* [Problem]: Determine which lines contain the word "this", then copy those lines.

* [Records for the task]:
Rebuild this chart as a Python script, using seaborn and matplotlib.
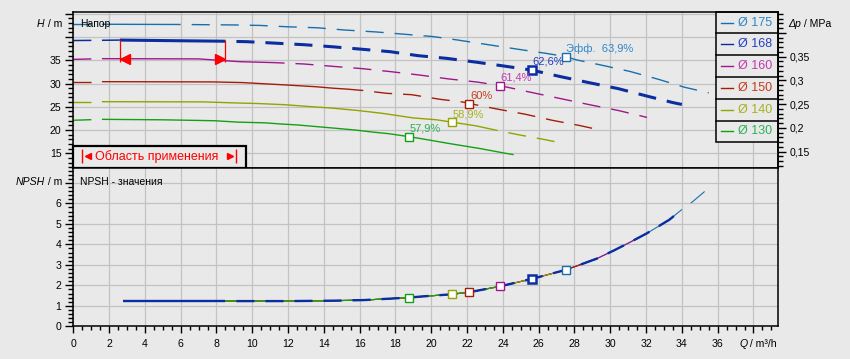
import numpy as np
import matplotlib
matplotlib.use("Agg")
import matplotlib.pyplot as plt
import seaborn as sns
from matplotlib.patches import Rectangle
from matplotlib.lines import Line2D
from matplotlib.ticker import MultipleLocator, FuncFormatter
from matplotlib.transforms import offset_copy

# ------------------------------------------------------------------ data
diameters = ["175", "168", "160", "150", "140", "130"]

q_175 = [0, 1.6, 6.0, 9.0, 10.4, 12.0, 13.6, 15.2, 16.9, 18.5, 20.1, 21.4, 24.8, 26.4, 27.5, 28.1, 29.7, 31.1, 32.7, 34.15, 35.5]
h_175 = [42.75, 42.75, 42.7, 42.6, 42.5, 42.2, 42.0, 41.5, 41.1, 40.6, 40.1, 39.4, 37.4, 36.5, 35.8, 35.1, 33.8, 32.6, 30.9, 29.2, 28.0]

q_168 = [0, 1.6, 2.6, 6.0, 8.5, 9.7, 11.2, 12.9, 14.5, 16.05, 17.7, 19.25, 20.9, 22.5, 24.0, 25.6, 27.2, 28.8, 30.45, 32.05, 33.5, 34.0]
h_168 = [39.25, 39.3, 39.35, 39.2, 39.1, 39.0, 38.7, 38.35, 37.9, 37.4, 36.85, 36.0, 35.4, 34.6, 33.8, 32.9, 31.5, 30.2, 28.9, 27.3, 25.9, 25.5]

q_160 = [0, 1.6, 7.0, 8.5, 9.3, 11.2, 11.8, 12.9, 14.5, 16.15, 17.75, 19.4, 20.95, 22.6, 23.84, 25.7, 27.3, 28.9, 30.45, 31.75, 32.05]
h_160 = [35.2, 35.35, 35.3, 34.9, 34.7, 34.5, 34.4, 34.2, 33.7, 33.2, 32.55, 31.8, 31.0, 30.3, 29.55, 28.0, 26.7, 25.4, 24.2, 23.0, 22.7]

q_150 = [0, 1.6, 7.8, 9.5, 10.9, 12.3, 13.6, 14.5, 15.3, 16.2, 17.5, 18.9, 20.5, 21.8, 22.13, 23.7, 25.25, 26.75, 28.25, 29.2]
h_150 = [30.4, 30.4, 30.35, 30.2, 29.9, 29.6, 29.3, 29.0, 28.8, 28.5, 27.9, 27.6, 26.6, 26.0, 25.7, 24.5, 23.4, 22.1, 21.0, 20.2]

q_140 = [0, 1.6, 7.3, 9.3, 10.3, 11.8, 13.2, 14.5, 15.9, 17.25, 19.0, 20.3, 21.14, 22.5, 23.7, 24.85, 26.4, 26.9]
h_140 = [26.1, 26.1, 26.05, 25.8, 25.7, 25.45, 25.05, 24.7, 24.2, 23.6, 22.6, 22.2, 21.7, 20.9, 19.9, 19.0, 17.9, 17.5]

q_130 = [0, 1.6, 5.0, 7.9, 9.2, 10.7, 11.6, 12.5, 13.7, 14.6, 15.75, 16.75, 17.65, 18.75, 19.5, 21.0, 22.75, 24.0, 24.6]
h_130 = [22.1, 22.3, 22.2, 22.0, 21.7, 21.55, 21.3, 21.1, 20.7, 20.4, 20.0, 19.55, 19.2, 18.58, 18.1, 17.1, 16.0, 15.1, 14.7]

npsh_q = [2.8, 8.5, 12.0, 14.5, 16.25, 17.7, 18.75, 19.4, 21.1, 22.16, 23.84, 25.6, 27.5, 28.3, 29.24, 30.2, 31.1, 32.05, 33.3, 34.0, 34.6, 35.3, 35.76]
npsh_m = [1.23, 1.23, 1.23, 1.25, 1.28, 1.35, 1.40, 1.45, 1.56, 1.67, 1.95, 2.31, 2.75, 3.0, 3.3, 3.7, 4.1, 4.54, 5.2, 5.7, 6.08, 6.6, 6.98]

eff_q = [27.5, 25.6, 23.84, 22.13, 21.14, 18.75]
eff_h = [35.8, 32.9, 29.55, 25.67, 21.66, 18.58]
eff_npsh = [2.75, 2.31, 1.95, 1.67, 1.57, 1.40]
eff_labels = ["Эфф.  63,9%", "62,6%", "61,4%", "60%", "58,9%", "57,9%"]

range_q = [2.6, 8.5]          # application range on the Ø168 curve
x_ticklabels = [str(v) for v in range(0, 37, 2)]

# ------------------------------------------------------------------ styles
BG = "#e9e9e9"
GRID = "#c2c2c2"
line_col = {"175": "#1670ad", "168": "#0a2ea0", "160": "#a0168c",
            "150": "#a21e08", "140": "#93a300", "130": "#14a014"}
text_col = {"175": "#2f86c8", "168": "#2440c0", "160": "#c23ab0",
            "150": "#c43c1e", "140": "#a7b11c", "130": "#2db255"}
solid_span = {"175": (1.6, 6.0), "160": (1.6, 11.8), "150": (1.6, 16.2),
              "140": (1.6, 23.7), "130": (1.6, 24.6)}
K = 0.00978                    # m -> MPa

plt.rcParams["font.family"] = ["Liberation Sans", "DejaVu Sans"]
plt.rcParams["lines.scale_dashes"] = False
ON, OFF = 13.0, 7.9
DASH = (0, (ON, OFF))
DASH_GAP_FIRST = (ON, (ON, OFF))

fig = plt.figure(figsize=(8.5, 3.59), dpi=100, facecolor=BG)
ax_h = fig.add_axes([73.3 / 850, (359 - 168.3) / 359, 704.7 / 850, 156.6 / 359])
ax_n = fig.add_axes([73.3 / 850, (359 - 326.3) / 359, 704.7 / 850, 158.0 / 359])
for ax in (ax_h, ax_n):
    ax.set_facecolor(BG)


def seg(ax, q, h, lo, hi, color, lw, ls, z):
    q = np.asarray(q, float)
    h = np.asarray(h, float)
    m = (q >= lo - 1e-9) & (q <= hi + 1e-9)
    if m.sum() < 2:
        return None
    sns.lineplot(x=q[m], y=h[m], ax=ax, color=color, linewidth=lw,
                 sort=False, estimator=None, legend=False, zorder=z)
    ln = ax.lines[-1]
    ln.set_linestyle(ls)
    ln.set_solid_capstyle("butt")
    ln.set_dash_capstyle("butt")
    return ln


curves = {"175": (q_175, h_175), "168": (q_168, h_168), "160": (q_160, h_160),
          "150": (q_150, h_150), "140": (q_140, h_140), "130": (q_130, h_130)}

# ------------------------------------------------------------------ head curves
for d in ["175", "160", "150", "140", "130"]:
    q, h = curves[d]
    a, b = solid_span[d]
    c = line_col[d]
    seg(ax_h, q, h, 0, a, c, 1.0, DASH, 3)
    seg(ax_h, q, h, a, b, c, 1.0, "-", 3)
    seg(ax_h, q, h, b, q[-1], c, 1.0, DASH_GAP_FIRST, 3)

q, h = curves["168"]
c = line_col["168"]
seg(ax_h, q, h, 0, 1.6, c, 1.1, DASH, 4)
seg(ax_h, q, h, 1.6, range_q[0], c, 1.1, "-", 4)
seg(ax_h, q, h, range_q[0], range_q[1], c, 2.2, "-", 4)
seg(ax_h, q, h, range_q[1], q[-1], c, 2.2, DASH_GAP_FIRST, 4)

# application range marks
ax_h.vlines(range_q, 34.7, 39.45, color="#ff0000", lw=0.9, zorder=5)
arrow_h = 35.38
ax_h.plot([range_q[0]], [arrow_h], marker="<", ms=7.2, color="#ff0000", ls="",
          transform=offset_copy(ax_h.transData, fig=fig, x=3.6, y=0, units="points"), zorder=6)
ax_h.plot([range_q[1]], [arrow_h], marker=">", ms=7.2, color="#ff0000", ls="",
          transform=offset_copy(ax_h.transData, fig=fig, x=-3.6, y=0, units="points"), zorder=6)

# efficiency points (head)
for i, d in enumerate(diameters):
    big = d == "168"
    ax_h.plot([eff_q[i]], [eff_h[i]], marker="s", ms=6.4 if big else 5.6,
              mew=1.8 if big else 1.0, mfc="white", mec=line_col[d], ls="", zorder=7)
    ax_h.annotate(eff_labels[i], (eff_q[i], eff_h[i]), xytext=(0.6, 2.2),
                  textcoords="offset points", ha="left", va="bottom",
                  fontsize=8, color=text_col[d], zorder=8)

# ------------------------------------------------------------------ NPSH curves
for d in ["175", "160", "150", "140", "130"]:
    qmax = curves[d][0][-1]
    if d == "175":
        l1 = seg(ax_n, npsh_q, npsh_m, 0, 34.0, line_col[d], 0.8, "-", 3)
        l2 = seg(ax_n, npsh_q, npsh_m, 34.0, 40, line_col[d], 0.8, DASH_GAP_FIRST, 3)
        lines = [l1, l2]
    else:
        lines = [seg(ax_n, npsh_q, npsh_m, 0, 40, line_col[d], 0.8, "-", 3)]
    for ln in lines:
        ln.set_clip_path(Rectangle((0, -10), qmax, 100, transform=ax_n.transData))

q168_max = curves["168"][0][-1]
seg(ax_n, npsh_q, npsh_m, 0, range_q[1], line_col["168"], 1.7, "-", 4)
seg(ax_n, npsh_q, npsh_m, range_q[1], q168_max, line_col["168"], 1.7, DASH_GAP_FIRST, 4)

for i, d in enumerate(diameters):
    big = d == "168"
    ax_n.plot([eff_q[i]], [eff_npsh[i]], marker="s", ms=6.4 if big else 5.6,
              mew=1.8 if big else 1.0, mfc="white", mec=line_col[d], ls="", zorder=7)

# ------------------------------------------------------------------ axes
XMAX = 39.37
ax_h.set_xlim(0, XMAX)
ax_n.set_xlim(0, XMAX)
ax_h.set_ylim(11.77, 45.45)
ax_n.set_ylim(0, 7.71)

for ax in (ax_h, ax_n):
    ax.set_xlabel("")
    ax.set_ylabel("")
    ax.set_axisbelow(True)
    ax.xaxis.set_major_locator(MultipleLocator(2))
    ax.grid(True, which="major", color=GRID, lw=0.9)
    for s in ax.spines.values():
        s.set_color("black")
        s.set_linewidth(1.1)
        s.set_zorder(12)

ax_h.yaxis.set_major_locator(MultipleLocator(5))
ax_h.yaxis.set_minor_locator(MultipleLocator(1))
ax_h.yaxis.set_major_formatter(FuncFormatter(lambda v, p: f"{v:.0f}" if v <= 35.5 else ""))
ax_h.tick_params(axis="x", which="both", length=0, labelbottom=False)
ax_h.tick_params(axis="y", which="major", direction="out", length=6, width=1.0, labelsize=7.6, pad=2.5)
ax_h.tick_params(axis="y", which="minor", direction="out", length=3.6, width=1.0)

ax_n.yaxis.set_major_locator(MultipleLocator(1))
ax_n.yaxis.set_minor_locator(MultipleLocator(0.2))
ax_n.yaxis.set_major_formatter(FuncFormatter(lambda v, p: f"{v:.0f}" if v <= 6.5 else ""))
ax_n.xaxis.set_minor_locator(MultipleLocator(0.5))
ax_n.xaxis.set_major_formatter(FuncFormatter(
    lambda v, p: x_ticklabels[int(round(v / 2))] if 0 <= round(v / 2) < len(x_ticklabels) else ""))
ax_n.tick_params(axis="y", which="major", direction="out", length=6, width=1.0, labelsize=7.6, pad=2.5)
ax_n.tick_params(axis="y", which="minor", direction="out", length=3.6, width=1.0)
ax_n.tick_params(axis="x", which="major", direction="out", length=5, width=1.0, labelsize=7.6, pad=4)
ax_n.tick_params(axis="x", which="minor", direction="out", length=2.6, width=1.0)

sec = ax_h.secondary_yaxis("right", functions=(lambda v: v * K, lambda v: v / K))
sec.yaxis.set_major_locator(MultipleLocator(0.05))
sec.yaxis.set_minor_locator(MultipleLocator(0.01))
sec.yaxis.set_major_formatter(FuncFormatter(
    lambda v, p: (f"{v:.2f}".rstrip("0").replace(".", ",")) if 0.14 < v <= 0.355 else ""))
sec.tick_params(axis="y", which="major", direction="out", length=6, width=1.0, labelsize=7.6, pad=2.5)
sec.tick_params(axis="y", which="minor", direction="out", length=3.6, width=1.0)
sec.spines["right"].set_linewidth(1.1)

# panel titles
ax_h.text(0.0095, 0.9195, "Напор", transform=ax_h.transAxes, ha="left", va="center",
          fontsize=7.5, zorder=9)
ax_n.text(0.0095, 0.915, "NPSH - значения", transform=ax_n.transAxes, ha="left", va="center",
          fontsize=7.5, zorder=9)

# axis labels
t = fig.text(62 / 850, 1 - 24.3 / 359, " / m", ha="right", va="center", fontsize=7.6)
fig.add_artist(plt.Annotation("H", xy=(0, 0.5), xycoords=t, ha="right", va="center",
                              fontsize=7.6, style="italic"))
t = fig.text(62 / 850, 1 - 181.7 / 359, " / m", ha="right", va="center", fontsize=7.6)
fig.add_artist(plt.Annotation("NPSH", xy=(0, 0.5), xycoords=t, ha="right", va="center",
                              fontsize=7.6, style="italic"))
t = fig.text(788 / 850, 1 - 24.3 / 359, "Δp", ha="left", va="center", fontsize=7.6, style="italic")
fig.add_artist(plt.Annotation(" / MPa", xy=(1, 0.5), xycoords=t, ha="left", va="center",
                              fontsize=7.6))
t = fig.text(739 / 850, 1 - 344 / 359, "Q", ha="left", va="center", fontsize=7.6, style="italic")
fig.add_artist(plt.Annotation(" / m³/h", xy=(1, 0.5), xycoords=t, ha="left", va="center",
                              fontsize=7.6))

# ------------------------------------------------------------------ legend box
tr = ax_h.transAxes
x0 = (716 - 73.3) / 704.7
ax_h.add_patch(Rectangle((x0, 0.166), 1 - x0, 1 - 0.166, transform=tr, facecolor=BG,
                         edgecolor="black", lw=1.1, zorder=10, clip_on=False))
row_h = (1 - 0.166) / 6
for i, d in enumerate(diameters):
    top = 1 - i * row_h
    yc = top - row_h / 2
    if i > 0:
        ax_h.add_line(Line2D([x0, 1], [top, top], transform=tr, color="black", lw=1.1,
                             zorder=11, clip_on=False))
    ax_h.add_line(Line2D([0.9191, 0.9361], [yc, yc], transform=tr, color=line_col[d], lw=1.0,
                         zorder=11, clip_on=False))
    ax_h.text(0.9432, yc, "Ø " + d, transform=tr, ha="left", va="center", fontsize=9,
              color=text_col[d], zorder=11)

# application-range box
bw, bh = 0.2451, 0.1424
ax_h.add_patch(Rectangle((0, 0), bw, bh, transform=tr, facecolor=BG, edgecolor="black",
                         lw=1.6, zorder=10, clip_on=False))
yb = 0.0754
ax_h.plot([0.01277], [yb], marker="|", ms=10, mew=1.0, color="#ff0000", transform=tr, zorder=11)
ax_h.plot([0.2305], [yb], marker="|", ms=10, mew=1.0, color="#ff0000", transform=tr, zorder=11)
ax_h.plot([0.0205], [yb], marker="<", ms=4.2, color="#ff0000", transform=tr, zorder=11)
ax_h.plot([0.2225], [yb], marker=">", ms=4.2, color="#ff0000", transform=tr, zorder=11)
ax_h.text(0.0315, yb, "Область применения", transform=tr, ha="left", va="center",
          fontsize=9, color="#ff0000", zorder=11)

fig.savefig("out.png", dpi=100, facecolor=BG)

--

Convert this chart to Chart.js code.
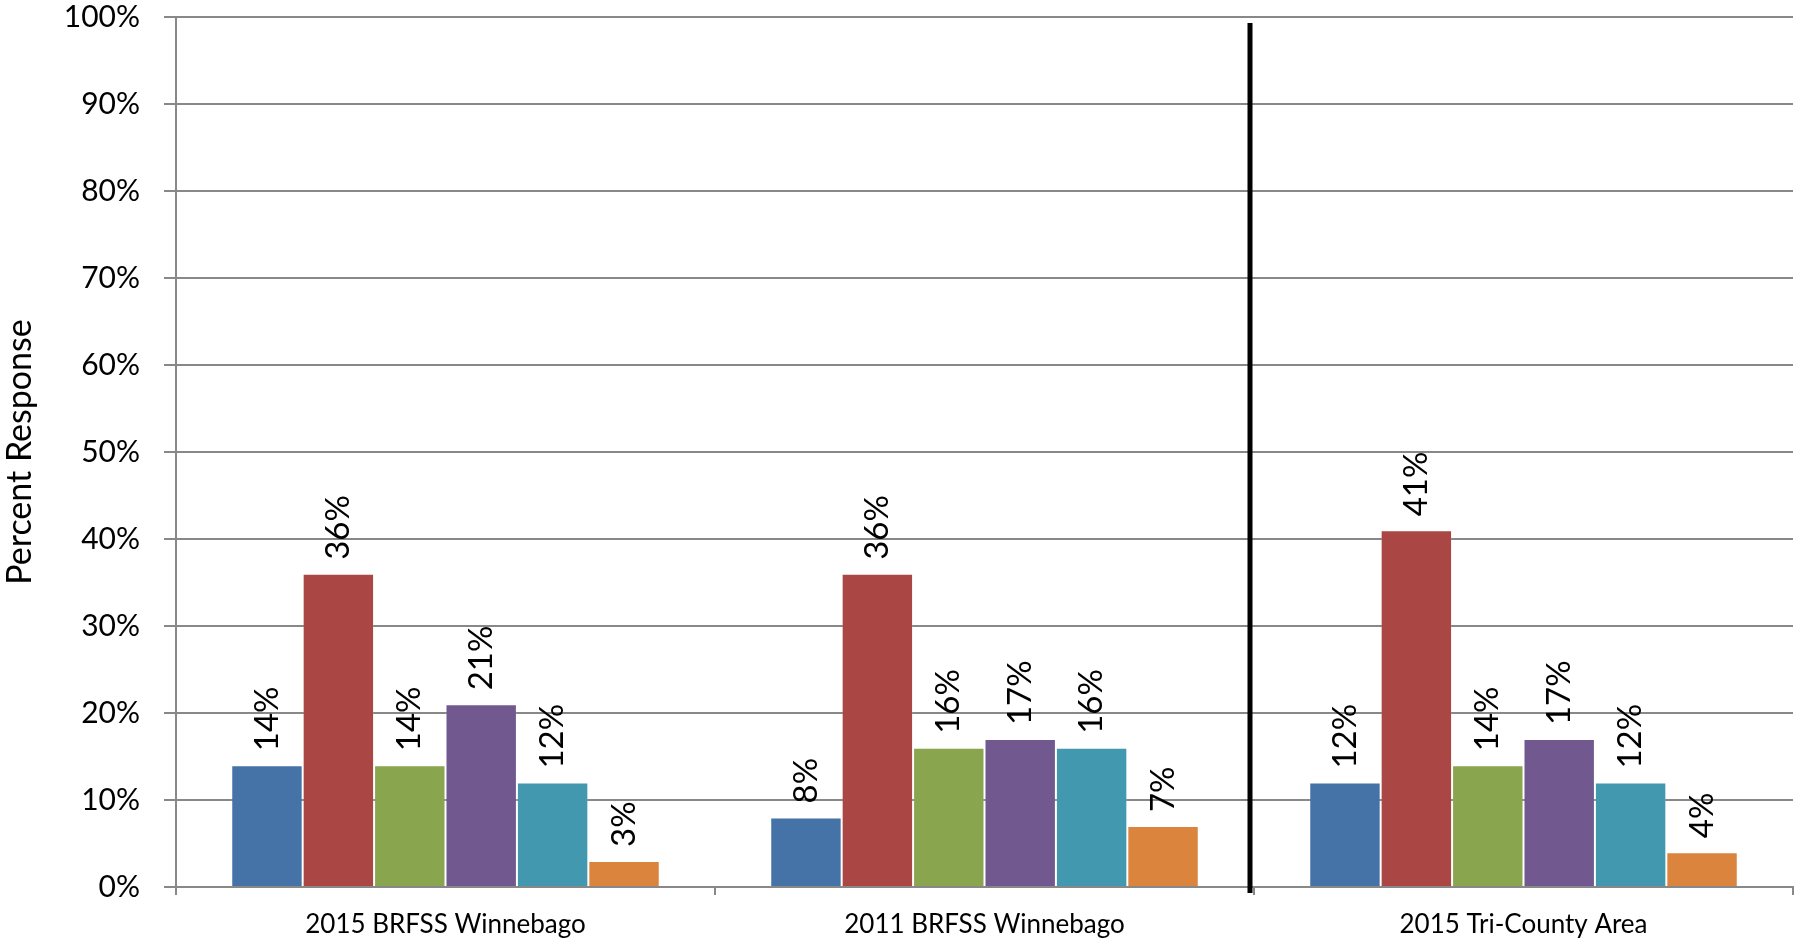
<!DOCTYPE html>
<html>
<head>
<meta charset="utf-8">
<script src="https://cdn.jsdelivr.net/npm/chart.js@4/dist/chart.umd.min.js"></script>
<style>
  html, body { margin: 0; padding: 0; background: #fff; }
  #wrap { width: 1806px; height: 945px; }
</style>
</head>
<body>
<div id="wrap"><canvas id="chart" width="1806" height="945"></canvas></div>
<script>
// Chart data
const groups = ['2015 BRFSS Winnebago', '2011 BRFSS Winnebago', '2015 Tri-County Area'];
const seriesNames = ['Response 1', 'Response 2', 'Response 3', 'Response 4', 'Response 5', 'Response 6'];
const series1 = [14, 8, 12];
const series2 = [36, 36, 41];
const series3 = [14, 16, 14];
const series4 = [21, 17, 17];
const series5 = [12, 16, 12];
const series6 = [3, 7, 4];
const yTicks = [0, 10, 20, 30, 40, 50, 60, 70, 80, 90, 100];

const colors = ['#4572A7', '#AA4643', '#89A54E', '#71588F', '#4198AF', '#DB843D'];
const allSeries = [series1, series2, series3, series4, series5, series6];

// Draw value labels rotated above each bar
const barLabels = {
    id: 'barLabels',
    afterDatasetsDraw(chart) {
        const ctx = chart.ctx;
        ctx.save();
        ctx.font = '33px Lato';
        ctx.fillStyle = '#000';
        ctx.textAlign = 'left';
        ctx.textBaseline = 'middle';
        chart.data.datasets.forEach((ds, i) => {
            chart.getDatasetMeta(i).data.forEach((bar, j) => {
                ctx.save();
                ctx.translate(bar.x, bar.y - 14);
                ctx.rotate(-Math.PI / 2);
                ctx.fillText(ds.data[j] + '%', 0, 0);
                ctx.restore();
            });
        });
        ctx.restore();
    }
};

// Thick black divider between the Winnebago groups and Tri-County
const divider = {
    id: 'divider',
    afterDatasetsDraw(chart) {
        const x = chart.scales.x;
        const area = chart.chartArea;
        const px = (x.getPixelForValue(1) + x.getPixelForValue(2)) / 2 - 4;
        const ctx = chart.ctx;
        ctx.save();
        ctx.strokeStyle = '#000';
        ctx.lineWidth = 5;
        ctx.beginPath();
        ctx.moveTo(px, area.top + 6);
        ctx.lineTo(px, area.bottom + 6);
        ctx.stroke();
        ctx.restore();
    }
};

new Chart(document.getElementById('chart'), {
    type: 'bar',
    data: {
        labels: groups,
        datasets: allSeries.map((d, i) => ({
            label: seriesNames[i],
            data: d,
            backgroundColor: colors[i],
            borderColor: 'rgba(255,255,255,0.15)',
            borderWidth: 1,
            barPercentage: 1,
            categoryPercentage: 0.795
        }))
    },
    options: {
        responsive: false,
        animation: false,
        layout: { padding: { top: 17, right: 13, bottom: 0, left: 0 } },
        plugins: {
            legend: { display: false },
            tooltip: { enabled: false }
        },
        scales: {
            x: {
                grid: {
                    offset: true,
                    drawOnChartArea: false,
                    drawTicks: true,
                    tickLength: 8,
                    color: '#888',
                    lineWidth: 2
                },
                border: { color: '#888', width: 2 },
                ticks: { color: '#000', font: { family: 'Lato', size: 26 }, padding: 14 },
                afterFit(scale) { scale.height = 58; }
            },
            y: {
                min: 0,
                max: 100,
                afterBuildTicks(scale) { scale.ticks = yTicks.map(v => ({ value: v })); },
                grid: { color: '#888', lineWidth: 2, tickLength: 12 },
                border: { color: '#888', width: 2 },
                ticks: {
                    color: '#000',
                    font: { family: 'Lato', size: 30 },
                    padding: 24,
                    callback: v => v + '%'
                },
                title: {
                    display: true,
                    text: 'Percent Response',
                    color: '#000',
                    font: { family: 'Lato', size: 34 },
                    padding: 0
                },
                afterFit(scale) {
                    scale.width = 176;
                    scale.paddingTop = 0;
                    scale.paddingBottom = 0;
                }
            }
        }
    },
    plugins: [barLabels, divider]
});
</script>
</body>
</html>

* * *

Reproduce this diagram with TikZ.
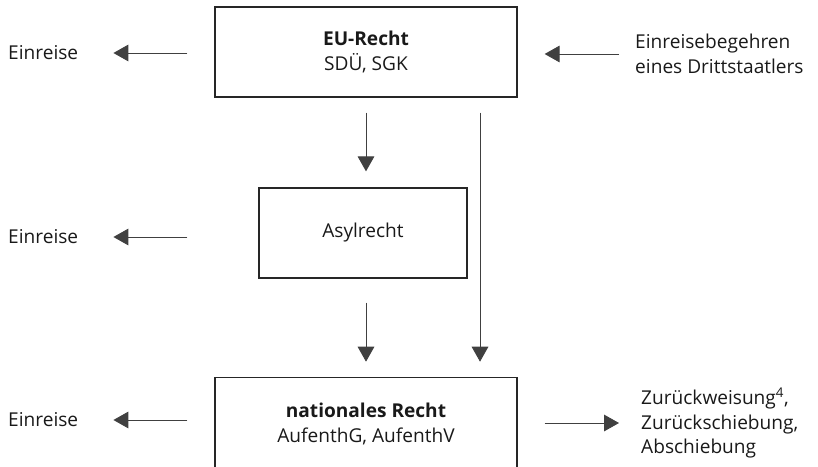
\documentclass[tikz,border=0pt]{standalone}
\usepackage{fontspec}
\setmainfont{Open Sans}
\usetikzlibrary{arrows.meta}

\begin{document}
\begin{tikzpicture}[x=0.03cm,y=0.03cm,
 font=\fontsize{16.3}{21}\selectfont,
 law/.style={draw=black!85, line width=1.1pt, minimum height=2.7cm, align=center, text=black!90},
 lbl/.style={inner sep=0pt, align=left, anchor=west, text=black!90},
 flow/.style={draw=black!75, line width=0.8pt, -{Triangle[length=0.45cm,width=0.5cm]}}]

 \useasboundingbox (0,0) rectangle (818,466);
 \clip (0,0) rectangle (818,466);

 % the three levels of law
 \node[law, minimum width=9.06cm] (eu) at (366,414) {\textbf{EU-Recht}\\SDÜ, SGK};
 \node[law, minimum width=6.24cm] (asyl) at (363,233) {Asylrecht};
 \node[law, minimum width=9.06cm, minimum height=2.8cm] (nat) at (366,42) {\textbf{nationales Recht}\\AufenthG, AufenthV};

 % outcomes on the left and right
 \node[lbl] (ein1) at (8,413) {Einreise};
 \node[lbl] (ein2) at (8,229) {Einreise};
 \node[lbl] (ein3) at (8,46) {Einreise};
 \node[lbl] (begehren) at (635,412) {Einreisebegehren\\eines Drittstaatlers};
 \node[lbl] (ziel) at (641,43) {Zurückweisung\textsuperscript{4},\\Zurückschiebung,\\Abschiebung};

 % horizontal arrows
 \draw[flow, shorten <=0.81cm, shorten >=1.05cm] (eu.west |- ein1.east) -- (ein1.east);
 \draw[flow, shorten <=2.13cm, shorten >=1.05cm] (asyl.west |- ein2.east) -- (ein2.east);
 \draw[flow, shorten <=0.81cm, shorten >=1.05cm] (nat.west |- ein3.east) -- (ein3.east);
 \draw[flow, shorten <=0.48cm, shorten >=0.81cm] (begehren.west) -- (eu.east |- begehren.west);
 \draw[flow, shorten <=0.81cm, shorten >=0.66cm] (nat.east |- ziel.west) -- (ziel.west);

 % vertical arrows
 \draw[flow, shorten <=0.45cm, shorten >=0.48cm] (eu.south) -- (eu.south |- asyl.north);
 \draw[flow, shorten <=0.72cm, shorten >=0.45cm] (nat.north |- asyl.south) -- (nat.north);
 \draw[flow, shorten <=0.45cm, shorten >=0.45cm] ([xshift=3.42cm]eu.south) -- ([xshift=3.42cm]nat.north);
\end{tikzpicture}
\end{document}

* [Task response]:
Rebuild this chart as a Python script, using seaborn and matplotlib.
Convert this chart to Chart.js code.
Reproduce this diagram with TikZ.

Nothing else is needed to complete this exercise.